● **Exercise requirements**: From the first line of the data below through the line bearing "7.63, 6.96, 6.47];", reproduce each line exactly; do not include pictures.

● **Source material**:
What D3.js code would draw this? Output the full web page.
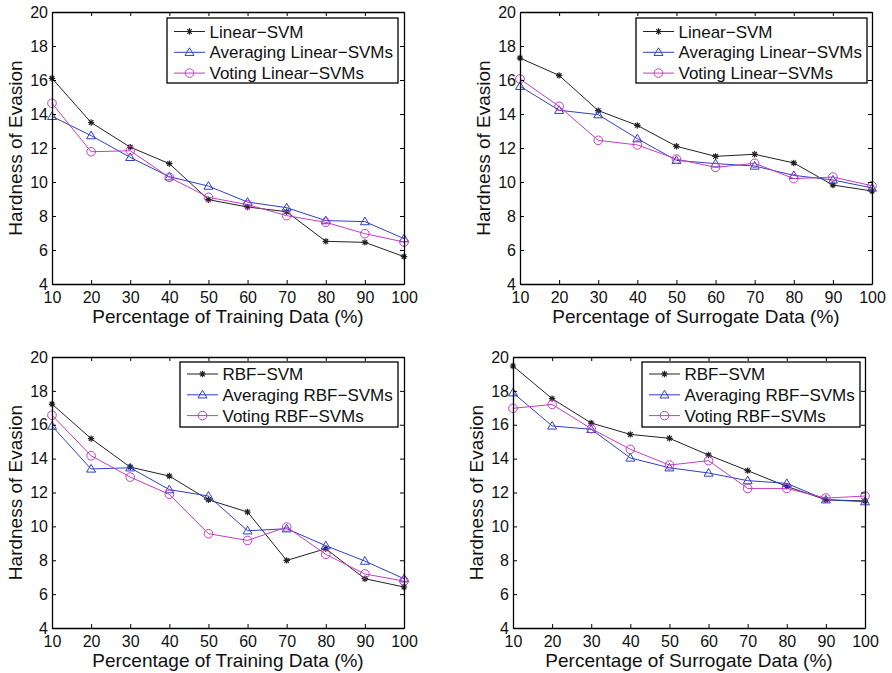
<!DOCTYPE html>
<html>
<head>
<meta charset="utf-8">
<script src="https://cdn.jsdelivr.net/npm/d3@7"></script>
<style>
  body { margin: 0; background: #fff; }
  svg { font-family: "Liberation Sans", Arial, sans-serif; }
</style>
</head>
<body>
<div id="chart"></div>
<script>
var width = 892, height = 673;

var pcts = [10, 20, 30, 40, 50, 60, 70, 80, 90, 100];
var yTicks = [4, 6, 8, 10, 12, 14, 16, 18, 20];

// top left: training data, linear
var linSvmTrain   = [16.1, 13.5, 12.05, 11.08, 8.96, 8.53, 8.25, 6.51, 6.45, 5.61];
var linAvgTrain   = [13.86, 12.73, 11.45, 10.31, 9.76, 8.82, 8.49, 7.73, 7.67, 6.67];
var linVoteTrain  = [14.63, 11.78, 11.84, 10.27, 9.1, 8.67, 8.02, 7.63, 6.96, 6.47];

// top right: surrogate data, linear
var linSvmSurr    = [17.29, 16.27, 14.2, 13.33, 12.1, 11.51, 11.63, 11.12, 9.82, 9.47];
var linAvgSurr    = [15.63, 14.22, 13.96, 12.55, 11.27, 11.08, 10.94, 10.39, 10.12, 9.65];
var linVoteSurr   = [16.06, 14.45, 12.45, 12.18, 11.35, 10.86, 11.1, 10.2, 10.29, 9.78];

// bottom left: training data, rbf
var rbfSvmTrain   = [17.22, 15.18, 13.5, 12.97, 11.57, 10.85, 7.99, 8.68, 6.91, 6.42];
var rbfAvgTrain   = [15.92, 13.39, 13.46, 12.17, 11.79, 9.74, 9.86, 8.86, 7.95, 6.91];
var rbfVoteTrain  = [16.56, 14.17, 12.91, 11.89, 9.57, 9.17, 9.96, 8.35, 7.19, 6.77];

// bottom right: surrogate data, rbf
var rbfSvmSurr    = [19.47, 17.54, 16.1, 15.43, 15.2, 14.21, 13.29, 12.36, 11.57, 11.5];
var rbfAvgSurr    = [17.89, 15.93, 15.73, 14.04, 13.46, 13.15, 12.7, 12.54, 11.57, 11.46];
var rbfVoteSurr   = [16.97, 17.2, 15.77, 14.55, 13.62, 13.88, 12.24, 12.24, 11.67, 11.79];

var linNames = ["Linear\u2212SVM", "Averaging Linear\u2212SVMs", "Voting Linear\u2212SVMs"];
var rbfNames = ["RBF\u2212SVM", "Averaging RBF\u2212SVMs", "Voting RBF\u2212SVMs"];

var colors = ["#222", "#2f3fc4", "#c43cc4"];
var markers = ["star", "triangle", "circle"];

var svg = d3.select("#chart").append("svg")
  .attr("width", width)
  .attr("height", height);

var panels = [
  { l: 52, r: 404, t: 12, b: 284, ylx: 22, xlabel: "Percentage of Training Data (%)",
    names: linNames, series: [linSvmTrain, linAvgTrain, linVoteTrain], lg: [167, 18, 231, 65], row0: 13.5 },
  { l: 520, r: 872, t: 12, b: 284, ylx: 490, xlabel: "Percentage of Surrogate Data (%)",
    names: linNames, series: [linSvmSurr, linAvgSurr, linVoteSurr], lg: [636, 18, 231, 65], row0: 13.5 },
  { l: 52, r: 404, t: 357, b: 628, ylx: 22, xlabel: "Percentage of Training Data (%)",
    names: rbfNames, series: [rbfSvmTrain, rbfAvgTrain, rbfVoteTrain], lg: [180, 362, 218, 65], row0: 12 },
  { l: 513, r: 865, t: 357, b: 628, ylx: 483, xlabel: "Percentage of Surrogate Data (%)",
    names: rbfNames, series: [rbfSvmSurr, rbfAvgSurr, rbfVoteSurr], lg: [642, 362, 218, 65], row0: 12 }
];

function drawMarker(g, type, x, y, col) {
  if (type == "star") {
    var s = 3.2, d = 2.3;
    g.append("path")
      .attr("d", "M" + (x - s) + "," + y + "H" + (x + s) + "M" + x + "," + (y - s) + "V" + (y + s) +
        "M" + (x - d) + "," + (y - d) + "L" + (x + d) + "," + (y + d) +
        "M" + (x - d) + "," + (y + d) + "L" + (x + d) + "," + (y - d))
      .attr("stroke", col).attr("stroke-width", 1.2).attr("fill", "none");
  } else if (type == "triangle") {
    var h = 4.5;
    g.append("path")
      .attr("d", "M" + x + "," + (y - h) + "L" + (x + h) + "," + (y + h * 0.7) + "L" + (x - h) + "," + (y + h * 0.7) + "Z")
      .attr("stroke", col).attr("stroke-width", 1).attr("fill", "none");
  } else {
    g.append("circle").attr("cx", x).attr("cy", y).attr("r", 4.3)
      .attr("stroke", col).attr("stroke-width", 1).attr("fill", "none");
  }
}

panels.forEach(function(p) {
  var x = d3.scaleLinear().domain([10, 100]).range([p.l, p.r]);
  var y = d3.scaleLinear().domain([4, 20]).range([p.b, p.t]);
  var g = svg.append("g");

  // lines + markers
  p.series.forEach(function(vals, i) {
    var line = d3.line()
      .x(function(d, j) { return x(pcts[j]); })
      .y(function(d) { return y(d); });
    g.append("path")
      .datum(vals)
      .attr("d", line)
      .attr("fill", "none")
      .attr("stroke", colors[i])
      .attr("stroke-width", 1);
    vals.forEach(function(v, j) {
      drawMarker(g, markers[i], x(pcts[j]), y(v), colors[i]);
    });
  });

  // frame axes, ticks pointing inward
  g.append("g").attr("transform", "translate(0," + p.b + ")")
    .call(d3.axisBottom(x).tickValues(pcts).tickSizeInner(-4).tickSizeOuter(0).tickPadding(8));
  g.append("g").attr("transform", "translate(" + p.l + ",0)")
    .call(d3.axisLeft(y).tickValues(yTicks).tickSizeInner(-4).tickSizeOuter(0).tickPadding(4));
  g.append("g").attr("transform", "translate(0," + p.t + ")")
    .call(d3.axisTop(x).tickValues(pcts).tickFormat("").tickSizeInner(-4).tickSizeOuter(0));
  g.append("g").attr("transform", "translate(" + p.r + ",0)")
    .call(d3.axisRight(y).tickValues(yTicks).tickFormat("").tickSizeInner(-4).tickSizeOuter(0));

  g.selectAll(".domain").attr("stroke", "#000").attr("stroke-width", 1.3);
  g.selectAll(".tick line").attr("stroke", "#000");
  g.selectAll(".tick text")
    .attr("fill", "#111")
    .style("font-size", "16px")
    .style("font-family", "'Liberation Sans', Arial, sans-serif");

  // axis labels
  g.append("text")
    .attr("x", (p.l + p.r) / 2)
    .attr("y", p.b + 39)
    .attr("text-anchor", "middle")
    .style("font-size", "19px")
    .attr("fill", "#111")
    .text(p.xlabel);
  g.append("text")
    .attr("transform", "translate(" + p.ylx + "," + ((p.t + p.b) / 2) + ") rotate(-90)")
    .attr("text-anchor", "middle")
    .style("font-size", "19px")
    .attr("fill", "#111")
    .text("Hardness of Evasion");

  // legend
  var lg = g.append("g");
  lg.append("rect")
    .attr("x", p.lg[0]).attr("y", p.lg[1])
    .attr("width", p.lg[2]).attr("height", p.lg[3])
    .attr("fill", "#fff").attr("stroke", "#000").attr("stroke-width", 1.3);
  p.names.forEach(function(name, i) {
    var ly = p.lg[1] + p.row0 + i * 20.8;
    var lx = p.lg[0] + 7;
    lg.append("line")
      .attr("x1", lx).attr("x2", lx + 31)
      .attr("y1", ly).attr("y2", ly)
      .attr("stroke", colors[i]).attr("stroke-width", 1);
    drawMarker(lg, markers[i], lx + 15.5, ly, colors[i]);
    lg.append("text")
      .attr("x", p.lg[0] + 42.5).attr("y", ly)
      .attr("dy", "0.36em")
      .style("font-size", "17px")
      .attr("fill", "#111")
      .text(name);
  });
});
</script>
</body>
</html>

● **Exercise response**:
What D3.js code would draw this? Output the full web page.
<!DOCTYPE html>
<html>
<head>
<meta charset="utf-8">
<script src="https://cdn.jsdelivr.net/npm/d3@7"></script>
<style>
  body { margin: 0; background: #fff; }
  svg { font-family: "Liberation Sans", Arial, sans-serif; }
</style>
</head>
<body>
<div id="chart"></div>
<script>
var width = 892, height = 673;

var pcts = [10, 20, 30, 40, 50, 60, 70, 80, 90, 100];
var yTicks = [4, 6, 8, 10, 12, 14, 16, 18, 20];

// top left: training data, linear
var linSvmTrain   = [16.1, 13.5, 12.05, 11.08, 8.96, 8.53, 8.25, 6.51, 6.45, 5.61];
var linAvgTrain   = [13.86, 12.73, 11.45, 10.31, 9.76, 8.82, 8.49, 7.73, 7.67, 6.67];
var linVoteTrain  = [14.63, 11.78, 11.84, 10.27, 9.1, 8.67, 8.02, 7.63, 6.96, 6.47];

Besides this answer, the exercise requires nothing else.